= Directions for this task =
Pictures do not belong in your copy. Repeat all the other data exactly.

■ ■ ■ ■

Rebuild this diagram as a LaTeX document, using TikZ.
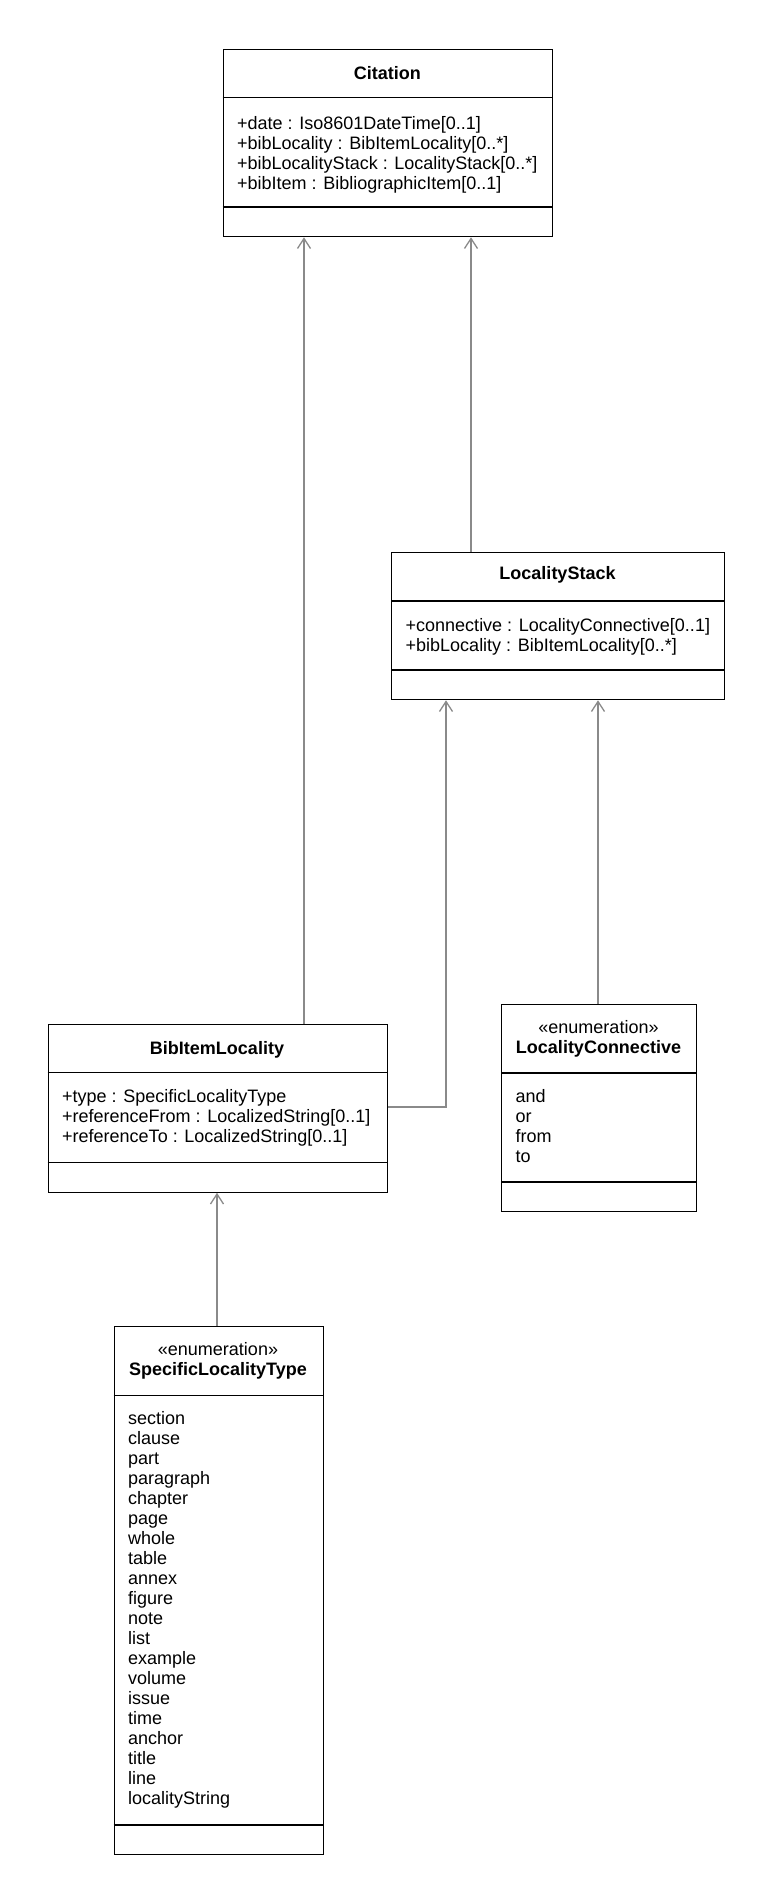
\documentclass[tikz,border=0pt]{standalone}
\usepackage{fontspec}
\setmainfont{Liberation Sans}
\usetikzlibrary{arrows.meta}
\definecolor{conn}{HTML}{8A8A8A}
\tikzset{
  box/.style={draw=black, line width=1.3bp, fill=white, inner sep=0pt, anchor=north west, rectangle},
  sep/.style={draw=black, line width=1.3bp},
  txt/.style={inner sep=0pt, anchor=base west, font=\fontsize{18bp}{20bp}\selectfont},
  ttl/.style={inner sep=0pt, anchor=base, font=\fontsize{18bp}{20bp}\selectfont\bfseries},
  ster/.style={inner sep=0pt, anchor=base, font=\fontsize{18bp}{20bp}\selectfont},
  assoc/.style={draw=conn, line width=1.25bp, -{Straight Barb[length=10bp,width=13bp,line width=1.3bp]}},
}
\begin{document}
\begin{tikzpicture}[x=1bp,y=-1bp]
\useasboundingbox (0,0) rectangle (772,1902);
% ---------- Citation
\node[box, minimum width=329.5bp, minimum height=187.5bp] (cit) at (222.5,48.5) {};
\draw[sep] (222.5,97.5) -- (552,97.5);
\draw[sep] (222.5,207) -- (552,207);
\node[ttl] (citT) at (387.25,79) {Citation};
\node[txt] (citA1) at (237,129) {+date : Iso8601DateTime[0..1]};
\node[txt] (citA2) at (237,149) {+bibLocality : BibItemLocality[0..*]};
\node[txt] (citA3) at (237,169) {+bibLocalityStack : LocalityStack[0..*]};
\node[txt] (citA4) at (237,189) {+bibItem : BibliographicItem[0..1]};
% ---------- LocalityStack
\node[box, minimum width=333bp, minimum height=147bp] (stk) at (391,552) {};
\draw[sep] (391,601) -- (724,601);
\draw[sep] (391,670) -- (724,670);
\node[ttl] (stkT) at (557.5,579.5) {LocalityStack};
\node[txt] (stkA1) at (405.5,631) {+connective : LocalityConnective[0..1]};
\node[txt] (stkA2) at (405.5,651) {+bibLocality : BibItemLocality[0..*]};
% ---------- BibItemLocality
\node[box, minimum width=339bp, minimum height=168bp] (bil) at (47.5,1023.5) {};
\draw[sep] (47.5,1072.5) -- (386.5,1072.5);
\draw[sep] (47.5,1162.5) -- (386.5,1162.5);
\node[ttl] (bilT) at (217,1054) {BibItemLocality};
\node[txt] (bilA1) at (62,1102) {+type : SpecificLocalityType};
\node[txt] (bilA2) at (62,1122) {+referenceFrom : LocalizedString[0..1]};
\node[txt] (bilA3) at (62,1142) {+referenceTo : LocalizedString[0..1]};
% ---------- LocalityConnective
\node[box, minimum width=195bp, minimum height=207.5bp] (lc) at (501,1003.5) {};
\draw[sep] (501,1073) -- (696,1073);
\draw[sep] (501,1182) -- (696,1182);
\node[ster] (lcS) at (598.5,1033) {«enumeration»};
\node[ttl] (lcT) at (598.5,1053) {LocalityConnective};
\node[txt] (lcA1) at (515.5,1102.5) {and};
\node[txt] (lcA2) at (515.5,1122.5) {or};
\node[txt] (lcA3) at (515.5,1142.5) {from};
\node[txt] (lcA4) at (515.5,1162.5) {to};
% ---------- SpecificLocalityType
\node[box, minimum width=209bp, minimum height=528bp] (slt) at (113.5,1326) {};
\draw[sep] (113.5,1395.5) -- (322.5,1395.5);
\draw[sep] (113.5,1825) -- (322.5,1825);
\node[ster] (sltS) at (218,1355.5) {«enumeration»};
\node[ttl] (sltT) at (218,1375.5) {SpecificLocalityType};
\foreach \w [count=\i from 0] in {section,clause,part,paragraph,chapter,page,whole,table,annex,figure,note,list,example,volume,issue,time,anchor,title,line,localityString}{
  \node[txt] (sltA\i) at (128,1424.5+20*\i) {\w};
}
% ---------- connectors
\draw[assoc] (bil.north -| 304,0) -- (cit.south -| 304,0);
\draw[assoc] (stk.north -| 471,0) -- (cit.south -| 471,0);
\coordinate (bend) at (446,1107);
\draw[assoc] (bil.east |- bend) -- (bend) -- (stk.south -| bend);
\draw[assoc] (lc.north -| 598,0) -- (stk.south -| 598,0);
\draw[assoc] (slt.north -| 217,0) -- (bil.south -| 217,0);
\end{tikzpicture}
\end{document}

■ ■ ■ ■

= Correct answer =
Rebuild this diagram as a LaTeX document, using TikZ.
\documentclass[tikz,border=0pt]{standalone}
\usepackage{fontspec}
\setmainfont{Liberation Sans}
\usetikzlibrary{arrows.meta}
\definecolor{conn}{HTML}{8A8A8A}
\tikzset{
  box/.style={draw=black, line width=1.3bp, fill=white, inner sep=0pt, anchor=north west, rectangle},
  sep/.style={draw=black, line width=1.3bp},
  txt/.style={inner sep=0pt, anchor=base west, font=\fontsize{18bp}{20bp}\selectfont},
  ttl/.style={inner sep=0pt, anchor=base, font=\fontsize{18bp}{20bp}\selectfont\bfseries},
  ster/.style={inner sep=0pt, anchor=base, font=\fontsize{18bp}{20bp}\selectfont},
  assoc/.style={draw=conn, line width=1.25bp, -{Straight Barb[length=10bp,width=13bp,line width=1.3bp]}},
}
\begin{document}
\begin{tikzpicture}[x=1bp,y=-1bp]
\useasboundingbox (0,0) rectangle (772,1902);
% ---------- Citation
\node[box, minimum width=329.5bp, minimum height=187.5bp] (cit) at (222.5,48.5) {};
\draw[sep] (222.5,97.5) -- (552,97.5);
\draw[sep] (222.5,207) -- (552,207);
\node[ttl] (citT) at (387.25,79) {Citation};
\node[txt] (citA1) at (237,129) {+date : Iso8601DateTime[0..1]};
\node[txt] (citA2) at (237,149) {+bibLocality : BibItemLocality[0..*]};
\node[txt] (citA3) at (237,169) {+bibLocalityStack : LocalityStack[0..*]};
\node[txt] (citA4) at (237,189) {+bibItem : BibliographicItem[0..1]};
% ---------- LocalityStack
\node[box, minimum width=333bp, minimum height=147bp] (stk) at (391,552) {};
\draw[sep] (391,601) -- (724,601);
\draw[sep] (391,670) -- (724,670);
\node[ttl] (stkT) at (557.5,579.5) {LocalityStack};
\node[txt] (stkA1) at (405.5,631) {+connective : LocalityConnective[0..1]};
\node[txt] (stkA2) at (405.5,651) {+bibLocality : BibItemLocality[0..*]};
% ---------- BibItemLocality
\node[box, minimum width=339bp, minimum height=168bp] (bil) at (47.5,1023.5) {};
\draw[sep] (47.5,1072.5) -- (386.5,1072.5);
\draw[sep] (47.5,1162.5) -- (386.5,1162.5);
\node[ttl] (bilT) at (217,1054) {BibItemLocality};
\node[txt] (bilA1) at (62,1102) {+type : SpecificLocalityType};
\node[txt] (bilA2) at (62,1122) {+referenceFrom : LocalizedString[0..1]};
\node[txt] (bilA3) at (62,1142) {+referenceTo : LocalizedString[0..1]};
% ---------- LocalityConnective
\node[box, minimum width=195bp, minimum height=207.5bp] (lc) at (501,1003.5) {};
\draw[sep] (501,1073) -- (696,1073);
\draw[sep] (501,1182) -- (696,1182);
\node[ster] (lcS) at (598.5,1033) {«enumeration»};
\node[ttl] (lcT) at (598.5,1053) {LocalityConnective};
\node[txt] (lcA1) at (515.5,1102.5) {and};
\node[txt] (lcA2) at (515.5,1122.5) {or};
\node[txt] (lcA3) at (515.5,1142.5) {from};
\node[txt] (lcA4) at (515.5,1162.5) {to};
% ---------- SpecificLocalityType
\node[box, minimum width=209bp, minimum height=528bp] (slt) at (113.5,1326) {};
\draw[sep] (113.5,1395.5) -- (322.5,1395.5);
\draw[sep] (113.5,1825) -- (322.5,1825);
\node[ster] (sltS) at (218,1355.5) {«enumeration»};
\node[ttl] (sltT) at (218,1375.5) {SpecificLocalityType};
\foreach \w [count=\i from 0] in {section,clause,part,paragraph,chapter,page,whole,table,annex,figure,note,list,example,volume,issue,time,anchor,title,line,localityString}{
  \node[txt] (sltA\i) at (128,1424.5+20*\i) {\w};
}
% ---------- connectors
\draw[assoc] (bil.north -| 304,0) -- (cit.south -| 304,0);
\draw[assoc] (stk.north -| 471,0) -- (cit.south -| 471,0);
\coordinate (bend) at (446,1107);
\draw[assoc] (bil.east |- bend) -- (bend) -- (stk.south -| bend);
\draw[assoc] (lc.north -| 598,0) -- (stk.south -| 598,0);
\draw[assoc] (slt.north -| 217,0) -- (bil.south -| 217,0);
\end{tikzpicture}
\end{document}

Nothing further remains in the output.